これは「自分から積極的に行動しない」や「自己主張が弱い」ということに当てはまり、自分たちを高く評価しようと「控えめ」と表現するがそれらは誤りで、結局、自分から行動した結果それを失敗すると「恥」となるため、自分から行動してかないというものに繋がっている。
先の「寄附やボランティアという意識が低いと思う」で日本人が寄付や募金をしないことを書いたが、これは日本人の宗教観もさることながら、「自分さえ良ければいい」という考えから人に対しての善行をしないものになる。
だが、東北地方太平洋沖地震の直後には寄付金が跳ね上がった。これは「助けたい」や「役に立ちたい」を言う考えではなく、「募金や寄付をしていないのは恥だ」と言うことからの行動になる。寄付金がその直後だけの増加であったことや、それ以前に寄付をしていないことからもそれらの理由でないことは明らかかと思う。これは「「復興を願う」と言うバカ」にも書いたように、「私はこんな行動をしていますよ」と言う世間へのアピールのためだ。それを掲げないことは恥になるのだ。そのために無駄に金が使われる。
本書はこんな日本人のアホな考えをうまく表現している。
P24.
ところが、大震災に襲われた被災地では、巨大なショッピングモール内で商品が放置されているすぐそばで、被災者たちがお腹を空かせながら救援物資を待つという、馬鹿げた状況がいたるところで見られたのです。
P23.
悪質な略奪が横行しなかったのは、たしかに幸いでした。しかし、命よりも財産権が優先されるのはさすがに行き過ぎと言わざるをえません。
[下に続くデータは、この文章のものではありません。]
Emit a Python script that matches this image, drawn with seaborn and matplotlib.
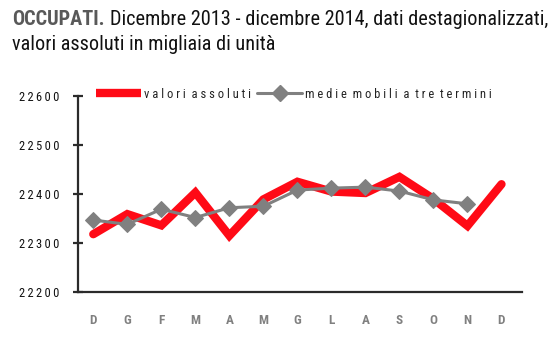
import matplotlib
matplotlib.use("Agg")
import matplotlib.pyplot as plt
from matplotlib import font_manager
from matplotlib.lines import Line2D
import seaborn as sns
import pandas as pd

# Monthly labels, Dec 2013 .. Dec 2014
months = ["D", "G", "F", "M", "A", "M", "G", "L", "A", "S", "O", "N", "D"]
# Employed persons, seasonally adjusted, thousands
valori_assoluti = [22318, 22359, 22336, 22403, 22315, 22389, 22425, 22405, 22402,
                   22435, 22390, 22335, 22420]
# Three-term moving average (no value for the last month)
medie_mobili = [22347, 22338, 22369, 22352, 22372, 22375, 22408, 22412, 22414,
                22406, 22388, 22380]
y_ticks = [22200, 22300, 22400, 22500, 22600]

# Pick a narrow sans face that also has a bold weight
faces = {}
for f in font_manager.fontManager.ttflist:
    faces.setdefault(f.name, set()).add(f.weight)
preferred = ["Liberation Sans Narrow", "Arial Narrow", "Roboto Condensed",
             "Open Sans Condensed", "Asap Condensed", "Barlow Semi Condensed",
             "Archivo Narrow", "Liberation Sans"]
base_font = next((n for n in preferred
                  if n in faces and any(w in (700, "bold") for w in faces[n])),
                 "Liberation Sans")

sns.set_theme(style="white")
plt.rcParams["font.family"] = [base_font, "DejaVu Sans"]

RED = "#ff0a16"
GREY = "#808080"
DARK = "#2b2b2b"

fig = plt.figure(figsize=(5.57, 3.38), dpi=100)
ax = fig.add_axes([0.140, 0.136, 0.797, 0.580])

df_val = pd.DataFrame({"x": range(len(valori_assoluti)), "y": valori_assoluti})
df_mm = pd.DataFrame({"x": range(len(medie_mobili)), "y": medie_mobili})

sns.lineplot(data=df_val, x="x", y="y", ax=ax, color=RED, linewidth=6.0,
             solid_joinstyle="miter", legend=False)
sns.lineplot(data=df_mm, x="x", y="y", ax=ax, color=GREY, linewidth=2.2,
             marker="D", markersize=8, markeredgecolor=GREY, legend=False)

ax.set_xlim(-0.45, 12.6)
ax.set_ylim(22200, 22600)
ax.set_xlabel("")
ax.set_ylabel("")

ax.set_xticks(range(len(months)))
ax.set_xticklabels(months, color=GREY, fontweight="bold", fontsize=9.5)
ax.set_yticks(y_ticks)
ax.set_yticklabels(["\u2009".join(str(v)) for v in y_ticks], color="#111111",
                   fontsize=9)

ax.tick_params(axis="x", length=0, pad=16)
ax.tick_params(axis="y", direction="inout", length=7, width=1.6, color=DARK,
               pad=10, left=True)

for side in ("top", "right"):
    ax.spines[side].set_visible(False)
for side in ("left", "bottom"):
    ax.spines[side].set_color(DARK)
    ax.spines[side].set_linewidth(1.6)

handles = [
    Line2D([], [], color=RED, linewidth=6.0, solid_capstyle="butt"),
    Line2D([], [], color=GREY, linewidth=2.2, marker="D", markersize=8),
]
labels = ["v a l o r i  a s s o l u t i", "m e d i e  m o b i l i  a  t r e  t e r m i n i"]
ax.legend(handles, labels, loc="lower left", bbox_to_anchor=(0.03, 0.95),
          ncol=2, frameon=False, fontsize=9, handlelength=3.6,
          handletextpad=0.2, columnspacing=0.5, borderaxespad=0,
          labelcolor="#222222")

# Title: size chosen so the first line spans the full text block
line1_lead = "OCCUPATI."
line1_rest = "Dicembre 2013 - dicembre 2014, dati destagionalizzati,"
renderer = fig.canvas.get_renderer()
probe = fig.text(0, 0, line1_lead + " " + line1_rest, fontsize=10)
probe_w = probe.get_window_extent(renderer).width
probe.remove()
title_size = 10 * 530 / probe_w

fig.text(12 / 557, 1 - 25 / 338, line1_lead, fontsize=title_size, fontweight="bold",
         color="#595959", ha="left", va="baseline")
fig.text(548 / 557, 1 - 25 / 338, line1_rest,
         fontsize=title_size, color="#111111", ha="right", va="baseline")
fig.text(12 / 557, 1 - 50 / 338, "valori assoluti in migliaia di unità",
         fontsize=title_size, color="#111111", ha="left", va="baseline")

fig.savefig("out.png", dpi=100)
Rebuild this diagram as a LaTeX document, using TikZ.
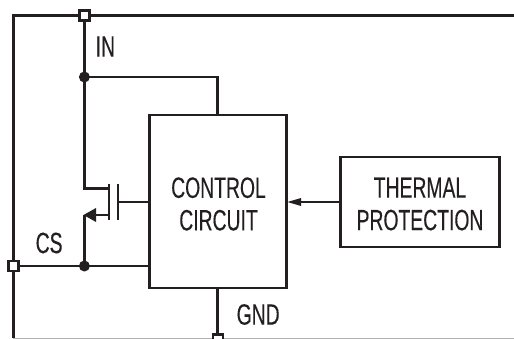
\documentclass[tikz,border=0pt]{standalone}
\usepackage{fontspec}
\setmainfont[FakeStretch=0.66,FakeBold=0.2]{Liberation Sans}
\usetikzlibrary{arrows.meta}
\definecolor{ink}{HTML}{231F20}
\tikzset{
  wire/.style={draw=ink,line width=2.5pt},
  blockbox/.style={draw=ink,line width=2.5pt,fill=white,inner sep=0pt,outer sep=0pt,anchor=north west},
  pin/.style={draw=ink,line width=2.4pt,fill=white,minimum size=10pt,inner sep=0pt,outer sep=0pt,rectangle},
  junction/.style={circle,fill=ink,minimum size=11pt,inner sep=0pt},
  lbl/.style={text=ink,font=\fontsize{29.3}{29.3}\selectfont,inner sep=0pt},
  blocktext/.style={text=ink,font=\fontsize{29.3}{32.5}\selectfont,inner sep=0pt,align=center}
}
\begin{document}
\begin{tikzpicture}[x=1pt,y=-1pt]
\useasboundingbox (0,0) rectangle (514,339);
\fill[white] (0,0) rectangle (514,339);
% outer frame
\coordinate (tl) at (13.4,15.4);
\coordinate (tr) at (514,15.4);
\coordinate (bl) at (13.4,338);
\coordinate (br) at (514,338);
\draw[draw=black!30,line width=0.8pt] (bl) -- (br);
\draw[wire] (bl) -- (tl) -- (tr);
% blocks
\node[blockbox,minimum width=137pt,minimum height=173pt] (ctrl) at (149.5,115.2) {};
\node[blockbox,minimum width=159pt,minimum height=90pt] (therm) at (340.5,157) {};
\node[blocktext] (ctrltext) at (218.5,204) {CONTROL\\CIRCUIT};
\node[blocktext] (thermtext) at (420,204) {THERMAL\\PROTECTION};
% coordinates
\coordinate (indot) at (84.4,77);
\coordinate (rise) at (217.7,77);
\coordinate (risebot) at (217.7,115);
\coordinate (drain) at (84.4,188.5);
\coordinate (drainend) at (109,188.5);
\coordinate (chtop) at (109,184);
\coordinate (chbot) at (109,220);
\coordinate (gtop) at (118,184);
\coordinate (gbot) at (118,220);
\coordinate (gmid) at (118,202);
\coordinate (gend) at (149.5,202);
\coordinate (srcend) at (109,215);
\coordinate (srctip) at (83.5,215);
\coordinate (srccorner) at (84.4,215);
\coordinate (csdot) at (84.4,266);
\coordinate (csend) at (149.5,266);
\coordinate (gndtop) at (217.7,288);
\coordinate (arrtail) at (340.5,202);
\coordinate (arrtip) at (287.5,202);
% pins
\node[pin] (inpin) at (84.4,15.4) {};
\node[pin] (cspin) at (13.4,266) {};
\node[pin] (gndpin) at (217.7,339.5) {};
% wires
\draw[wire] (inpin) -- (indot) -- (drain) -- (drainend);
\draw[wire] (indot) -- (rise) -- (risebot);
\draw[wire] (chtop) -- (chbot);
\draw[wire] (gtop) -- (gbot);
\draw[wire] (gmid) -- (gend);
\draw[wire] (csdot) -- (srccorner);
\draw[wire] (srcend) -- (95,215);
\fill[ink] (srctip) -- (96,208) -- (96,222) -- cycle;
\draw[wire] (cspin) -- (csdot) -- (csend);
\draw[wire] (gndtop) -- (gndpin);
\draw[wire] (arrtail) -- (299,202);
\fill[ink] (arrtip) -- (301,198) -- (301,206) -- cycle;
\node[junction] (j1) at (indot) {};
\node[junction] (j2) at (csdot) {};
% labels
\node[lbl,anchor=west] (inlbl) at (95.5,46.5) {IN};
\node[lbl,anchor=west] (cslbl) at (35.5,243) {CS};
\node[lbl,anchor=west] (gndlbl) at (236.5,314.5) {GND};
\end{tikzpicture}
\end{document}
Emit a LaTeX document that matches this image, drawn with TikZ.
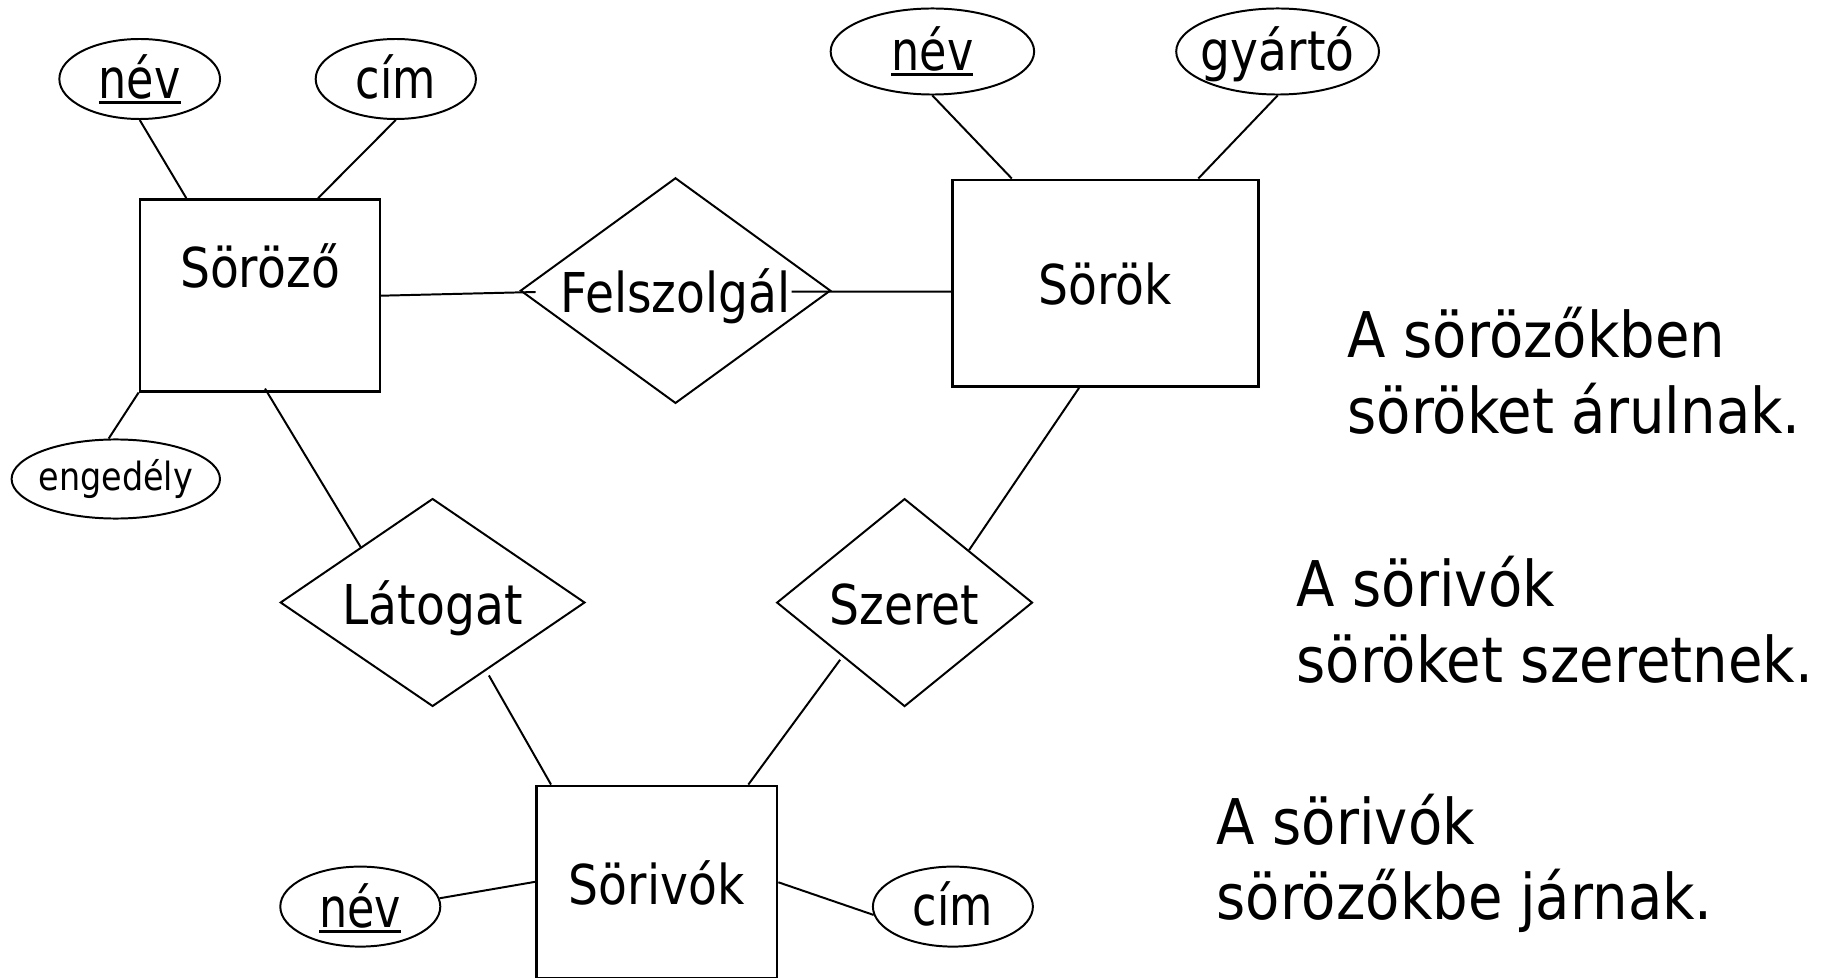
\documentclass[tikz,border=0pt]{standalone}
\usepackage{fontspec}
\setmainfont{DejaVu Sans}
\newfontfamily\condfont[FakeStretch=0.86]{DejaVu Sans}
\newfontfamily\narrowfont[FakeStretch=0.81]{DejaVu Sans}
\newfontfamily\sidefont[FakeStretch=0.89]{DejaVu Sans}
\usetikzlibrary{shapes.geometric,calc}
\newcommand\myul[1]{\setbox0\hbox{#1}\rlap{\rule[-2.6pt]{\wd0}{1.4pt}}\box0}
\begin{document}
\begin{tikzpicture}[x=0.43pt,y=-0.43pt,
  conn/.style={line width=0.85pt},
  ent/.style={draw, rectangle, line width=1.2pt, inner sep=0pt},
  rel/.style={draw, diamond, line width=0.85pt, inner sep=0pt},
  attr/.style={draw, ellipse, line width=0.85pt, inner sep=0pt},
  lab/.style={inner sep=0pt, text height=0pt, text depth=0pt, font=\condfont\fontsize{23.6}{28}\selectfont},
  alab/.style={inner sep=0pt, text height=0pt, text depth=0pt, font=\narrowfont\fontsize{23.6}{28}\selectfont},
  small/.style={inner sep=0pt, text height=0pt, text depth=0pt, font=\condfont\fontsize{16.7}{20}\selectfont},
  side/.style={anchor=base west, inner sep=0pt, font=\sidefont\fontsize{27.1}{32}\selectfont}]
\useasboundingbox (0,0) rectangle (1823,978);
\clip (0,0) rectangle (1823,978);

% entities
\node[ent, minimum width=103.2pt, minimum height=82.4pt, label={[lab,yshift=3.46pt]center:{Söröző}}] (s1) at (260,295.35) {};
\node[ent, minimum width=131.5pt, minimum height=88.8pt, label={[lab,yshift=-9.37pt]center:{Sörök}}] (s2) at (1105.2,283.2) {};
\node[ent, minimum width=103.5pt, minimum height=82.8pt, label={[lab,yshift=-9.57pt]center:{Sörivók}}] (s3) at (656.6,882.25) {};

% relationships
\node[rel, minimum width=133.4pt, minimum height=97pt, label={[lab,yshift=-9.46pt]center:{Felszolgál}}] (fel) at (675.5,290.6) {};
\node[rel, minimum width=131pt, minimum height=89.4pt, label={[lab,yshift=-9.46pt]center:{Látogat}}] (lat) at (432.6,602.5) {};
\node[rel, minimum width=110pt, minimum height=89.4pt, label={[lab,yshift=-9.46pt]center:{Szeret}}] (sz) at (904.6,602.6) {};

% attributes
\node[attr, minimum width=69.1pt, minimum height=34.4pt, label={[alab,yshift=-8.3pt]center:{\myul{név}}}] (n1) at (139.7,79) {};
\node[attr, minimum width=68.9pt, minimum height=34.4pt, label={[alab,yshift=-8.3pt]center:{cím}}] (c1) at (395.8,79) {};
\node[attr, minimum width=87.5pt, minimum height=37pt, label={[alab,yshift=-7.96pt]center:{\myul{név}}}] (n2) at (932.4,51.5) {};
\node[attr, minimum width=87.2pt, minimum height=37pt, label={[lab,yshift=-7.96pt]center:{gyártó}}] (gy) at (1277.6,51.5) {};
\node[attr, minimum width=89.6pt, minimum height=34pt, label={[small,yshift=-4.73pt]center:{engedély}}] (eng) at (115.8,479) {};
\node[attr, minimum width=68.8pt, minimum height=34.4pt, label={[alab,yshift=-8.94pt]center:{\myul{név}}}] (n3) at (360.3,906.6) {};
\node[attr, minimum width=68.8pt, minimum height=34.4pt, label={[alab,yshift=-8.26pt]center:{cím}}] (c3) at (952.9,906.6) {};

% connectors
\draw[conn] (n1.south) -- ($(s1.north west)+(47.7,0)$);
\draw[conn] (c1.south) -- ($(s1.north east)+(-63.3,0)$);
\draw[conn] (s1.south west) -- (eng.100);
\draw[conn] ($(s1.east)+(-2.3,0.4)$) -- ($(fel.west)+(16.2,1.4)$);
\draw[conn] ($(fel.east)+(-40,1)$) -- ($(s2.west)+(0,8.4)$);
\draw[conn] ($(s1.south)+(5,-4)$) -- ($(lat.west)!0.53!(lat.north)$);
\draw[conn] ($(lat.east)!0.633!(lat.south)+(0,6.5)$) -- ($(s3.north west)+(16.2,0)$);
\draw[conn] ($(sz.west)!0.5!(sz.south)+(0,4.7)$) -- ($(s3.north east)+(-30,0)$);
\draw[conn] ($(s2.south west)+(128.2,0)$) -- ($(sz.north)!0.5!(sz.east)$);
\draw[conn] (n2.south) -- ($(s2.north west)+(60.9,0)$);
\draw[conn] (gy.south) -- ($(s2.north east)+(-61.2,0)$);
\draw[conn] (n3.6) -- ($(s3.north west)+(0,97.3)$);
\draw[conn] ($(s3.north east)+(0,97.7)$) -- (c3.186);

% side texts
\node[side] (t1a) at (1347,357.8) {A sörözőkben};
\node[side] (t1b) at (1347,434) {söröket árulnak.};
\node[side] (t2a) at (1296,606) {A sörivók};
\node[side] (t2b) at (1296,682) {söröket szeretnek.};
\node[side] (t3a) at (1216,844) {A sörivók};
\node[side] (t3b) at (1216,919) {sörözőkbe járnak.};
\end{tikzpicture}
\end{document}
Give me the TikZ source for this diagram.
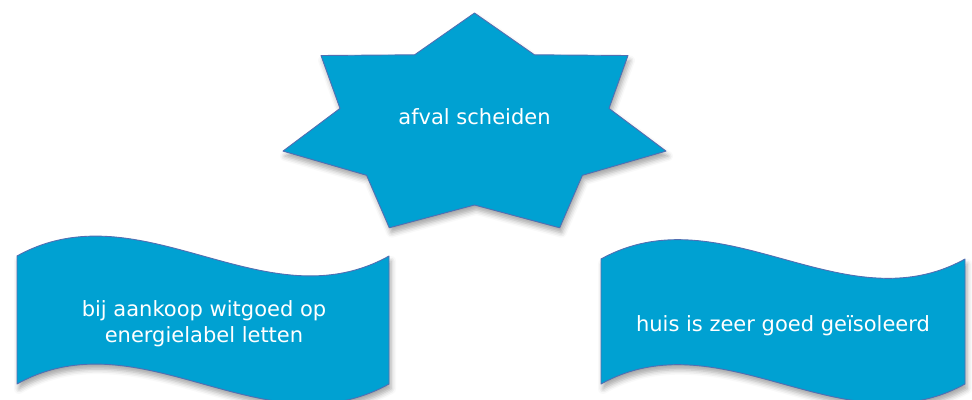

これは商品を盗むことが悪いことと考えているのではなく、商品を盗んでいることが誰かに見られているかもしれず、それが将来的にバラされては一家の恥だということに繋がっている。例えば日本人の集団心理から、一人で行動はせずに、複数人であれば行動するのと同じだ。それがバレたとしても、「そそのかされた」と責任を回避できる。嫌な文化を持っている。
本書はこのように日本を捨てると言う大げさなことではなく、日本人の文化についても客観的に知れる書籍となる。是非とも読んで欲しい。